● Prompt: Will you extract the entries word for word? Images should not appear in the copy.

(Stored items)

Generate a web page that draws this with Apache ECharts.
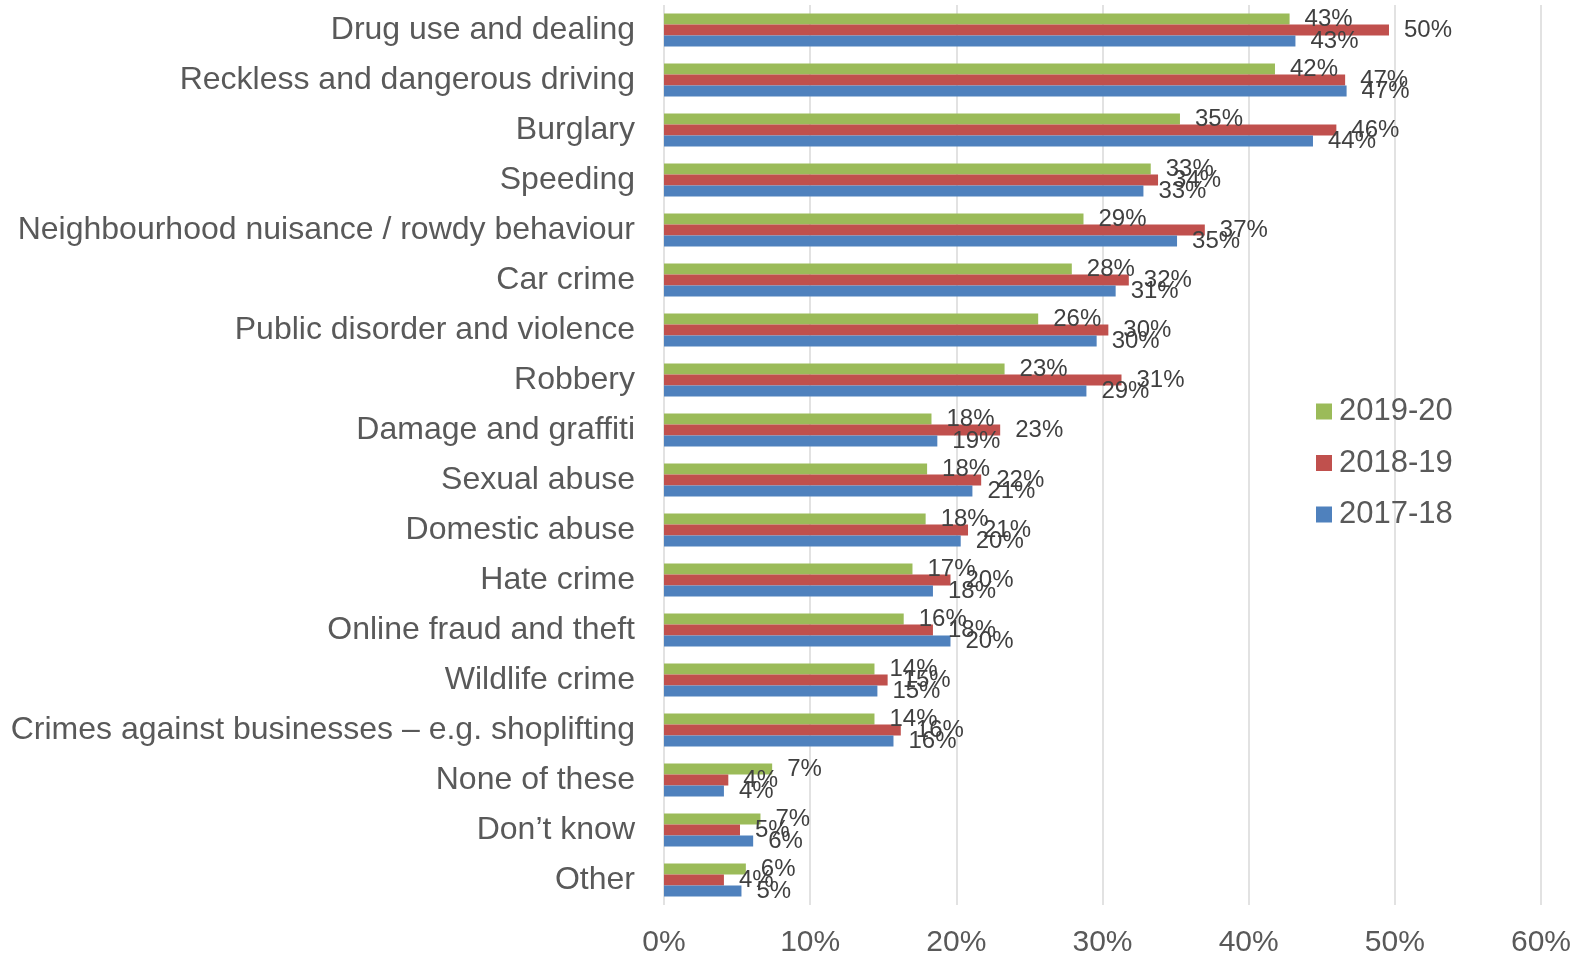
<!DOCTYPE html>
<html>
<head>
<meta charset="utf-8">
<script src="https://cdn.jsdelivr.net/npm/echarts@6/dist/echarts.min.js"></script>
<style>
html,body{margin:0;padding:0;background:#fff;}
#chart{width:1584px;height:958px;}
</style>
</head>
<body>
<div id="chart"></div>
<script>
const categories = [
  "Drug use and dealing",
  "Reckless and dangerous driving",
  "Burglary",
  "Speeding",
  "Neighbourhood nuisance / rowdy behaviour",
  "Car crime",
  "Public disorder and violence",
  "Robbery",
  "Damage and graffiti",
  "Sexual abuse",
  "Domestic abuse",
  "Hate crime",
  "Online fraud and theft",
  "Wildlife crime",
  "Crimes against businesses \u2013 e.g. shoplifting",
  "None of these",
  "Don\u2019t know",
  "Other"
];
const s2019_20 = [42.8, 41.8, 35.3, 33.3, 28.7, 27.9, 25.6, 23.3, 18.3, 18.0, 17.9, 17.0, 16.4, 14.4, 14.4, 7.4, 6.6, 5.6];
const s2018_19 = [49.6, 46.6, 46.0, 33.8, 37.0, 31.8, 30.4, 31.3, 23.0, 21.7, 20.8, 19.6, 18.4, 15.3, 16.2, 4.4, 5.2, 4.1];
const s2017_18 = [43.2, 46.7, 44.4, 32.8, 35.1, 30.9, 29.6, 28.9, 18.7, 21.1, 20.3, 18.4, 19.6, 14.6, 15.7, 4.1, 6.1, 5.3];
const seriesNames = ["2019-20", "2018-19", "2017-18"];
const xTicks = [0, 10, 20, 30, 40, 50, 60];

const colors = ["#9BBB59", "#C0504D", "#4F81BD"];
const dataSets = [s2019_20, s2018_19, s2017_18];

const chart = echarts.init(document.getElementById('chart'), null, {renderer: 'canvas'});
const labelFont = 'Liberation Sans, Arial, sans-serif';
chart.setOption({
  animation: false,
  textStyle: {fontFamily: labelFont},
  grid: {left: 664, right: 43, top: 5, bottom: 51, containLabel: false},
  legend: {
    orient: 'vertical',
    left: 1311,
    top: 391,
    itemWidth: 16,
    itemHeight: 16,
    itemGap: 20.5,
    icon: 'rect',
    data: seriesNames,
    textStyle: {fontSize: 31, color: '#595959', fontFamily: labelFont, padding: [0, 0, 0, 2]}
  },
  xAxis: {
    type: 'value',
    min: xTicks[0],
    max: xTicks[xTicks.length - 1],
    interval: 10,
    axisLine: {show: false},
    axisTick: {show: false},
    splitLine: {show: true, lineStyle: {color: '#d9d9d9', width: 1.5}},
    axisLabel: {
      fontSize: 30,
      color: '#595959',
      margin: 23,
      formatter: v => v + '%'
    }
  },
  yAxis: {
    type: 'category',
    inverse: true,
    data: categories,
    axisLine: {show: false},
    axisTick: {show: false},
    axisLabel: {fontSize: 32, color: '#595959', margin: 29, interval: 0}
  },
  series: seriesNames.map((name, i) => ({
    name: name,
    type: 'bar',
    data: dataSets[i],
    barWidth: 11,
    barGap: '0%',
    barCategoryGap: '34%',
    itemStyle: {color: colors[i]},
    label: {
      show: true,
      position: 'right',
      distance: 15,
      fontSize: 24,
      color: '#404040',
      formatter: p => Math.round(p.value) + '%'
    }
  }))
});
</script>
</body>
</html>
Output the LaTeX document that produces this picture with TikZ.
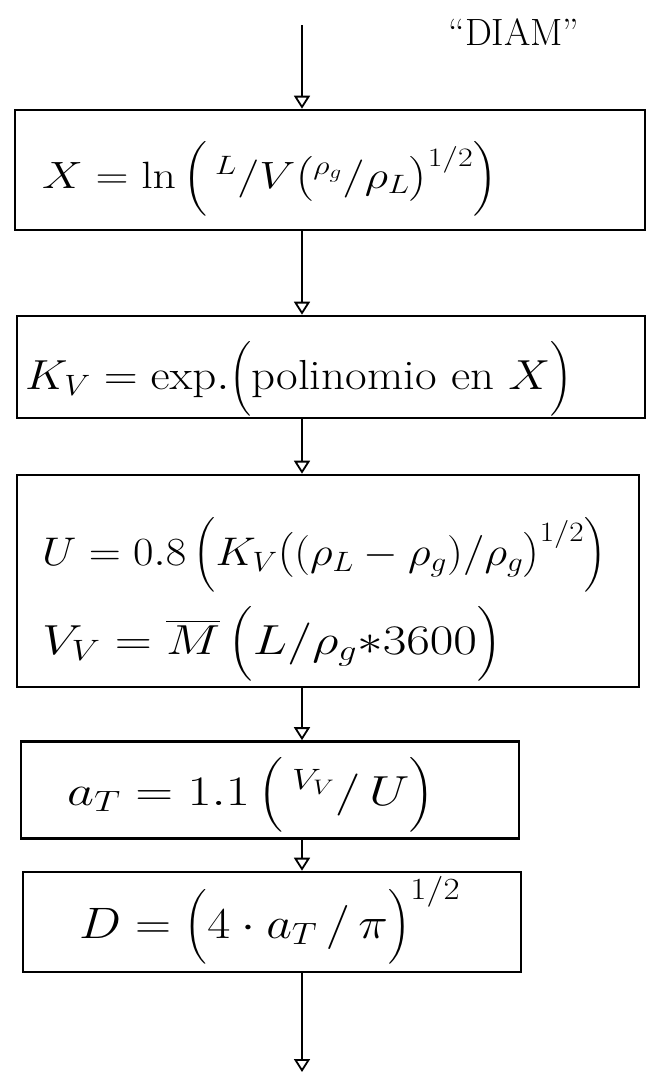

● Exercise result:
Generate a web page that draws this with Apache ECharts.
<!DOCTYPE html>
<html>
<head>
<meta charset="utf-8">
<script src="https://cdn.jsdelivr.net/npm/echarts@6/dist/echarts.min.js"></script>
<style>
html,body{margin:0;padding:0;background:#fff;}
#chart{width:1584px;height:958px;}
</style>
</head>
<body>
<div id="chart"></div>
<script>
const categories = [
  "Drug use and dealing",
  "Reckless and dangerous driving",
  "Burglary",
  "Speeding",
  "Neighbourhood nuisance / rowdy behaviour",
  "Car crime",
  "Public disorder and violence",
  "Robbery",
  "Damage and graffiti",
  "Sexual abuse",
  "Domestic abuse",
  "Hate crime",
  "Online fraud and theft",
  "Wildlife crime",
  "Crimes against businesses \u2013 e.g. shoplifting",
  "None of these",
  "Don\u2019t know",
  "Other"
];
const s2019_20 = [42.8, 41.8, 35.3, 33.3, 28.7, 27.9, 25.6, 23.3, 18.3, 18.0, 17.9, 17.0, 16.4, 14.4, 14.4, 7.4, 6.6, 5.6];
const s2018_19 = [49.6, 46.6, 46.0, 33.8, 37.0, 31.8, 30.4, 31.3, 23.0, 21.7, 20.8, 19.6, 18.4, 15.3, 16.2, 4.4, 5.2, 4.1];
const s2017_18 = [43.2, 46.7, 44.4, 32.8, 35.1, 30.9, 29.6, 28.9, 18.7, 21.1, 20.3, 18.4, 19.6, 14.6, 15.7, 4.1, 6.1, 5.3];
const seriesNames = ["2019-20", "2018-19", "2017-18"];
const xTicks = [0, 10, 20, 30, 40, 50, 60];

const colors = ["#9BBB59", "#C0504D", "#4F81BD"];
const dataSets = [s2019_20, s2018_19, s2017_18];

const chart = echarts.init(document.getElementById('chart'), null, {renderer: 'canvas'});
const labelFont = 'Liberation Sans, Arial, sans-serif';
chart.setOption({
  animation: false,
  textStyle: {fontFamily: labelFont},
  grid: {left: 664, right: 43, top: 5, bottom: 51, containLabel: false},
  legend: {
    orient: 'vertical',
    left: 1311,
    top: 391,
    itemWidth: 16,
    itemHeight: 16,
    itemGap: 20.5,
    icon: 'rect',
    data: seriesNames,
    textStyle: {fontSize: 31, color: '#595959', fontFamily: labelFont, padding: [0, 0, 0, 2]}
  },
  xAxis: {
    type: 'value',
    min: xTicks[0],
    max: xTicks[xTicks.length - 1],
    interval: 10,
    axisLine: {show: false},
    axisTick: {show: false},
    splitLine: {show: true, lineStyle: {color: '#d9d9d9', width: 1.5}},
    axisLabel: {
      fontSize: 30,
      color: '#595959',
      margin: 23,
      formatter: v => v + '%'
    }
  },
  yAxis: {
    type: 'category',
    inverse: true,
    data: categories,
    axisLine: {show: false},
    axisTick: {show: false},
    axisLabel: {fontSize: 32, color: '#595959', margin: 29, interval: 0}
  },
  series: seriesNames.map((name, i) => ({
    name: name,
    type: 'bar',
    data: dataSets[i],
    barWidth: 11,
    barGap: '0%',
    barCategoryGap: '34%',
    itemStyle: {color: colors[i]},
    label: {
      show: true,
      position: 'right',
      distance: 15,
      fontSize: 24,
      color: '#404040',
      formatter: p => Math.round(p.value) + '%'
    }
  }))
});
</script>
</body>
</html>
Output the LaTeX document that produces this picture with TikZ.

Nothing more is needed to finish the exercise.